The other drugs used in the children’s regimen are called protease inhibitors. They have warning labels of their own, and they’re pretty painful too. Not much better, maybe worse. Doesn’t seem like much of a favor to these orphans. But these drugs—AZT and Nevirapine, protease inhibitors—aren’t just used on orphans in NYC. These are the main AIDS drugs used on people who doctors consider at risk for AIDS all over the world.

There’s been time to measure the effect of AZT. It has been given to hundreds of thousands of gay men in the US who tested HIV-positive, whether they were sick or not. United States AIDS deaths increased by thousands annually after the mass-introduction of AZT in 1987, from 11,000 in 1986 to nearly 50,000 in 1994—the height of AZT use. Sharp criticism of AZT began appearing in the press. Patients and physicians complained openly of the drug’s effects and cut doses or discontinued it altogether. The death rate declined—substantially—and before the introduction of protease inhibitors, which the industry likes to credit for the decline. Was it a coincidence? I don’t know. You can’t ask dead people what they died of. I do think it’s worth looking into.

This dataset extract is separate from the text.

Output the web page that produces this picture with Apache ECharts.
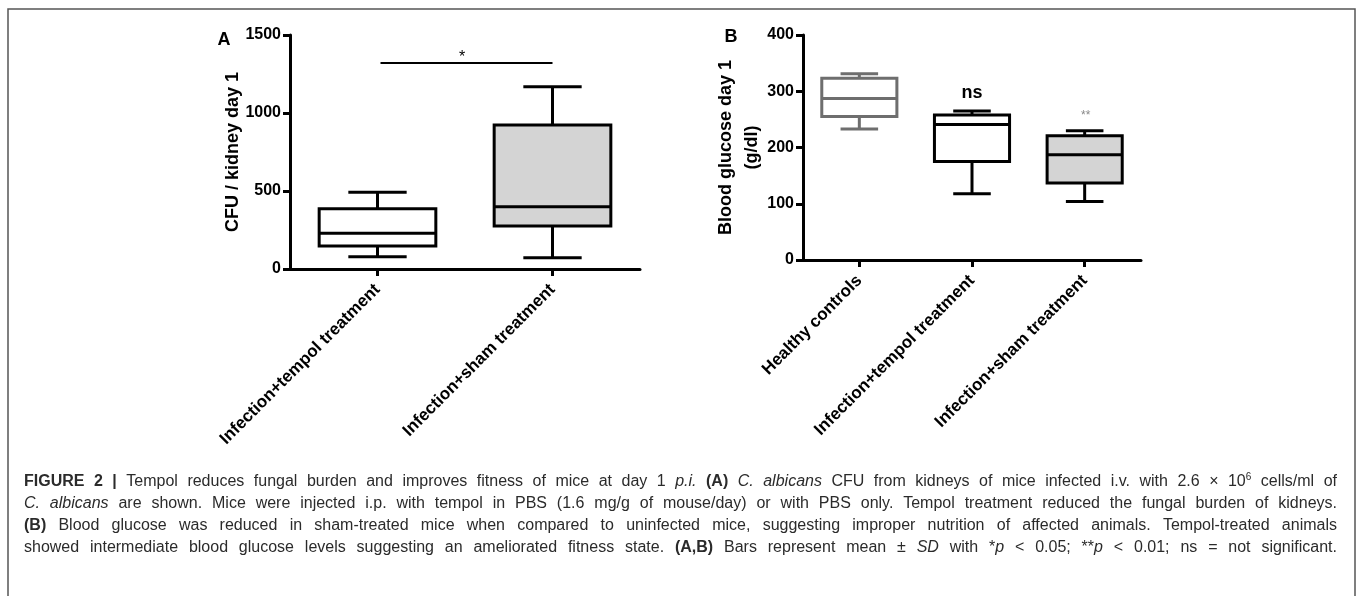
<!DOCTYPE html>
<html>
<head>
<meta charset="utf-8">
<script src="https://cdn.jsdelivr.net/npm/echarts@6/dist/echarts.min.js"></script>
<style>
  html, body { margin: 0; padding: 0; background: #fff; }
  #chart { width: 1358px; height: 596px; }
</style>
</head>
<body>
<div id="chart"></div>
<script>
// panel A: CFU / kidney, [min, q1, median, q3, max]
const catsA = ['Infection+tempol treatment', 'Infection+sham treatment'];
const boxesA = [
    [79, 147, 229, 386, 492],
    [72, 276, 399, 923, 1169]
];
const yTicksA = [0, 500, 1000, 1500];
const sigA = [[0, 1, 1320]];
const sigAText = ['*'];

// panel B: blood glucose
const catsB = ['Healthy controls', 'Infection+tempol treatment', 'Infection+sham treatment'];
const boxesB = [
    [233, 255, 287, 323, 331],
    [118, 175, 241, 258, 265],
    [104, 137, 187, 221, 230]
];
const yTicksB = [0, 100, 200, 300, 400];
const marksB = [[1, 297], [2, 256]];
const marksBText = ['ns', '**'];

// caption runs: n normal, b bold, i italic, s superscript
const captionLines = [
    [['b', 'FIGURE 2 |'], ['n', ' Tempol reduces fungal burden and improves fitness of mice at day 1 '], ['i', 'p.i.'], ['n', ' '], ['b', '(A)'], ['n', ' '], ['i', 'C. albicans'], ['n', ' CFU from kidneys of mice infected i.v. with 2.6 × 10'], ['s', '6'], ['n', ' cells/ml of']],
    [['i', 'C. albicans'], ['n', ' are shown. Mice were injected i.p. with tempol in PBS (1.6 mg/g of mouse/day) or with PBS only. Tempol treatment reduced the fungal burden of kidneys.']],
    [['b', '(B)'], ['n', ' Blood glucose was reduced in sham-treated mice when compared to uninfected mice, suggesting improper nutrition of affected animals. Tempol-treated animals']],
    [['n', 'showed intermediate blood glucose levels suggesting an ameliorated fitness state. '], ['b', '(A,B)'], ['n', ' Bars represent mean ± '], ['i', 'SD'], ['n', ' with *'], ['i', 'p'], ['n', ' < 0.05; **'], ['i', 'p'], ['n', ' < 0.01; ns = not significant.']]
];

const FONT = 'Liberation Sans';
const CAP_FONT = 'Liberation Sans';
const mctx = document.createElement('canvas').getContext('2d');

document.addEventListener('DOMContentLoaded', () => {
    const chart = echarts.init(document.getElementById('chart'));

    const boxStrokeA = ['#000', '#000'];
    const boxFillA = ['#fff', '#d4d4d4'];
    const boxStrokeB = ['#6e6e6e', '#000', '#000'];
    const boxFillB = ['#fff', '#fff', '#d4d4d4'];

    const option = {
        animation: false,
        grid: [
            { left: 290, top: 35, width: 350, height: 234 },
            { left: 803, top: 35, width: 338, height: 225 }
        ],
        xAxis: [
            xAxisOf(0, catsA),
            xAxisOf(1, catsB)
        ],
        yAxis: [
            yAxisOf(0, yTicksA, 'CFU / kidney day 1', 44),
            yAxisOf(1, yTicksB, 'Blood glucose day 1\n(g/dl)', 38)
        ],
        series: [
            {
                type: 'custom',
                xAxisIndex: 0, yAxisIndex: 0,
                data: boxesA.map((b, i) => [i, ...b]),
                encode: { x: 0, y: [1, 2, 3, 4, 5] },
                renderItem: renderBox(boxStrokeA, boxFillA)
            },
            {
                type: 'custom',
                xAxisIndex: 1, yAxisIndex: 1,
                data: boxesB.map((b, i) => [i, ...b]),
                encode: { x: 0, y: [1, 2, 3, 4, 5] },
                renderItem: renderBox(boxStrokeB, boxFillB)
            },
            {
                type: 'custom',
                xAxisIndex: 0, yAxisIndex: 0,
                data: sigA,
                encode: { x: [0, 1], y: 2 },
                renderItem: function (params, api) {
                    const a = api.coord([api.value(0), api.value(2)]);
                    const b = api.coord([api.value(1), api.value(2)]);
                    return {
                        type: 'group',
                        children: [
                            { type: 'line', shape: { x1: a[0] + 3, y1: a[1], x2: b[0], y2: b[1] }, style: { stroke: '#000', lineWidth: 2 } },
                            {
                                type: 'text', x: (a[0] + b[0]) / 2 - 3, y: a[1] + 3,
                                style: { text: sigAText[params.dataIndex], fontSize: 16, fontFamily: FONT, fill: '#000', align: 'center', verticalAlign: 'bottom' }
                            }
                        ]
                    };
                }
            },
            {
                type: 'custom',
                xAxisIndex: 1, yAxisIndex: 1,
                data: marksB,
                encode: { x: 0, y: 1 },
                renderItem: function (params, api) {
                    const p = api.coord([api.value(0), api.value(1)]);
                    const ns = params.dataIndex === 0;
                    return {
                        type: 'text', x: p[0] + (ns ? 0 : 1), y: p[1],
                        style: {
                            text: marksBText[params.dataIndex],
                            fontSize: ns ? 18 : 12,
                            fontWeight: ns ? 'bold' : 'normal',
                            fontFamily: FONT,
                            fill: ns ? '#000' : '#888',
                            align: 'center', verticalAlign: 'middle'
                        }
                    };
                }
            }
        ],
        graphic: [
            {
                type: 'rect', shape: { x: 8, y: 9, width: 1347, height: 700 },
                style: { fill: 'none', stroke: '#555', lineWidth: 1.5 }, silent: true
            },
            { type: 'text', x: 224, y: 40, style: { text: 'A', fontSize: 18, fontWeight: 'bold', fontFamily: FONT, fill: '#000', align: 'center', verticalAlign: 'middle' } },
            { type: 'text', x: 731, y: 37, style: { text: 'B', fontSize: 18, fontWeight: 'bold', fontFamily: FONT, fill: '#000', align: 'center', verticalAlign: 'middle' } },
            ...buildCaption(24, 1337, [482, 504, 526, 548])
        ]
    };

    chart.setOption(option);
});

function xAxisOf(idx, cats) {
    return {
        type: 'category',
        gridIndex: idx,
        data: cats,
        axisLine: { show: true, lineStyle: { color: '#000', width: 3 } },
        axisTick: { show: true, alignWithLabel: true, length: 7, lineStyle: { color: '#000', width: 3 } },
        axisLabel: { rotate: 45, margin: 18, fontSize: 17, fontWeight: 'bold', fontFamily: FONT, color: '#000', interval: 0 },
        splitLine: { show: false }
    };
}

function yAxisOf(idx, ticks, name, gap) {
    return {
        type: 'value',
        gridIndex: idx,
        min: ticks[0],
        max: ticks[ticks.length - 1],
        interval: ticks[1] - ticks[0],
        name: name,
        nameLocation: 'middle',
        nameGap: gap,
        nameMoveOverlap: false,
        nameTextStyle: { fontSize: 18, fontWeight: 'bold', fontFamily: FONT, color: '#000', lineHeight: 26 },
        axisLine: { show: true, lineStyle: { color: '#000', width: 3 } },
        axisTick: { show: true, length: 7, lineStyle: { color: '#000', width: 3 } },
        axisLabel: { margin: 9, fontSize: 16, fontWeight: 'bold', fontFamily: FONT, color: '#000', formatter: v => String(v) },
        splitLine: { show: false }
    };
}

function renderBox(strokes, fills) {
    return function (params, api) {
        const i = api.value(0);
        const band = api.size([1, 0])[0];
        const bw = band * 2 / 3;
        const cap = bw / 4;
        const y = [1, 2, 3, 4, 5].map(k => api.coord([i, api.value(k)])[1]);
        const cx = api.coord([i, 0])[0];
        const st = { stroke: strokes[params.dataIndex], lineWidth: 3 };
        return {
            type: 'group',
            children: [
                { type: 'line', shape: { x1: cx, y1: y[0], x2: cx, y2: y[1] }, style: st },
                { type: 'line', shape: { x1: cx, y1: y[3], x2: cx, y2: y[4] }, style: st },
                { type: 'line', shape: { x1: cx - cap, y1: y[0], x2: cx + cap, y2: y[0] }, style: st },
                { type: 'line', shape: { x1: cx - cap, y1: y[4], x2: cx + cap, y2: y[4] }, style: st },
                { type: 'rect', shape: { x: cx - bw / 2, y: y[3], width: bw, height: y[1] - y[3] }, style: Object.assign({}, st, { fill: fills[params.dataIndex] }) },
                { type: 'line', shape: { x1: cx - bw / 2, y1: y[2], x2: cx + bw / 2, y2: y[2] }, style: st }
            ]
        };
    };
}

// justified caption, one text element per styled run
function buildCaption(x0, x1, ys) {
    const styleOf = (s, size) => ({
        fontStyle: s === 'i' ? 'italic' : 'normal',
        fontWeight: s === 'b' ? 'bold' : 'normal',
        fontSize: s === 's' ? Math.round(size * 0.65) : size
    });
    const measure = (t, s, size) => {
        const st = styleOf(s, size);
        mctx.font = `${st.fontStyle} ${st.fontWeight} ${st.fontSize}px ${CAP_FONT}`;
        return mctx.measureText(t).width;
    };

    const lines = captionLines.map(runs => {
        const words = [[]];
        runs.forEach(([s, t]) => {
            t.split(' ').forEach((part, k) => {
                if (k > 0) words.push([]);
                if (part) words[words.length - 1].push([s, part]);
            });
        });
        return words.filter(w => w.length);
    });

    let size = 15;
    const spaceW = measure(' ', 'n', size);
    const natural = lines.map(ws => ws.reduce((a, w) => a + w.reduce((b, [s, t]) => b + measure(t, s, size), 0), 0) + spaceW * (ws.length - 1));
    const maxNat = Math.max(...natural);
    size = Math.min(16, size * (x1 - x0) / maxNat * 0.995);

    const out = [];
    lines.forEach((ws, li) => {
        const widths = ws.map(w => w.reduce((b, [s, t]) => b + measure(t, s, size), 0));
        const total = widths.reduce((a, b) => a + b, 0);
        const gap = (x1 - x0 - total) / (ws.length - 1);
        let x = x0;
        ws.forEach((w, wi) => {
            let rx = x;
            w.forEach(([s, t]) => {
                const st = styleOf(s, size);
                out.push({
                    type: 'text', x: rx, y: ys[li] + (s === 's' ? -5 : 0), silent: true,
                    style: {
                        text: t, fill: '#2b2b2b', fontFamily: CAP_FONT,
                        fontSize: st.fontSize, fontWeight: st.fontWeight, fontStyle: st.fontStyle,
                        align: 'left', verticalAlign: 'middle'
                    }
                });
                rx += measure(t, s, size);
            });
            x += widths[wi] + gap;
        });
    });
    return out;
}
</script>
</body>
</html>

So why were infants at ICC getting AZT? Weren’t there better solutions? ICC seemed to think so. From their published history: "Early in the epidemic, HIV disease of childhood was considered to be a down-hill course leading to death. But in the late 1980's, before AZT was available, many very ill children admitted to ICC got dramatically better with proper nurturing and high-quality medical and nursing care."

Why didn’t they stick with this program? Was it the government funding? Was it political pressure to get the drug approved for new markets? It certainly wasn’t the effectiveness of the drug. We don’t hear stories in the current AZT/Nevirapine era about "many very ill children" becoming "dramatically better."

So, there were problems at ICC. But they certainly couldn’t force the children to take the drugs, could they?

Well, actually, they could. And they do.

How do they do it? It’s not pleasant to tell. Maybe you don’t want to know. Anyway, if it’s not in the New York Times, maybe it’s not important. But I had to ask.

I talked to ICC’s medical director Dr. Katherine Painter about it. She kindly provided details of the surgery given to children who "can't take" or simply refuse the drugs. As per medical protocol, these children have a tube surgically implanted in their abdomens through which the drugs are easily administered, regardless of the child's wishes. I wrote about it in an article called "The House That AIDS Built" and in a second article called "Orphans On Trial," which was published in the New York Press in July, 2004.

I haven’t seen anything on it in the NY Times. But, of course, the chief writer on HIV at the NY Times is (and has been for over 20 years) a man named Lawrence Altman. And Lawrence Altman can’t write stuff like this, even if he wants to.

You see, Altman is a former graduate of the CDC—the organization that makes the rules for how HIV patients are treated and diagnosed in this country. So, of course, Altman’s hands are tied. "All the News That’s Fit to Print" suddenly has a very clear, very unpleasant meaning.

Next time you see the headline "New AIDS Drugs for Africa" or "Noble Doctors Try New Drugs on Orphans," what will you think? Will you ask yourself what’s behind it? If you want to find out, you’ll have to dig a little.

References and Further Reading:

1) "Orphans On Trial." Liam Scheff. New York Press; July 14, 2004.
2) "Is Academic Medicine For Sale?" Dr. Marcia Angell. New England Journal of Medicine; May 18, 2000.3) "Big Pharma, Bad Science." Nathan Newman. The Nation; July 25, 2002.
4) "Death by Medicine." Gary Null PhD, Carolyn Dean MD ND, et al. Nutrition Institute of America. November, 2003.
5) "Conflict of Interest?" John McKenzie. ABC News; June 12, 2002.
6) "AIDS; Words From The Front." Bryan Ellison. Spin. December, 1993.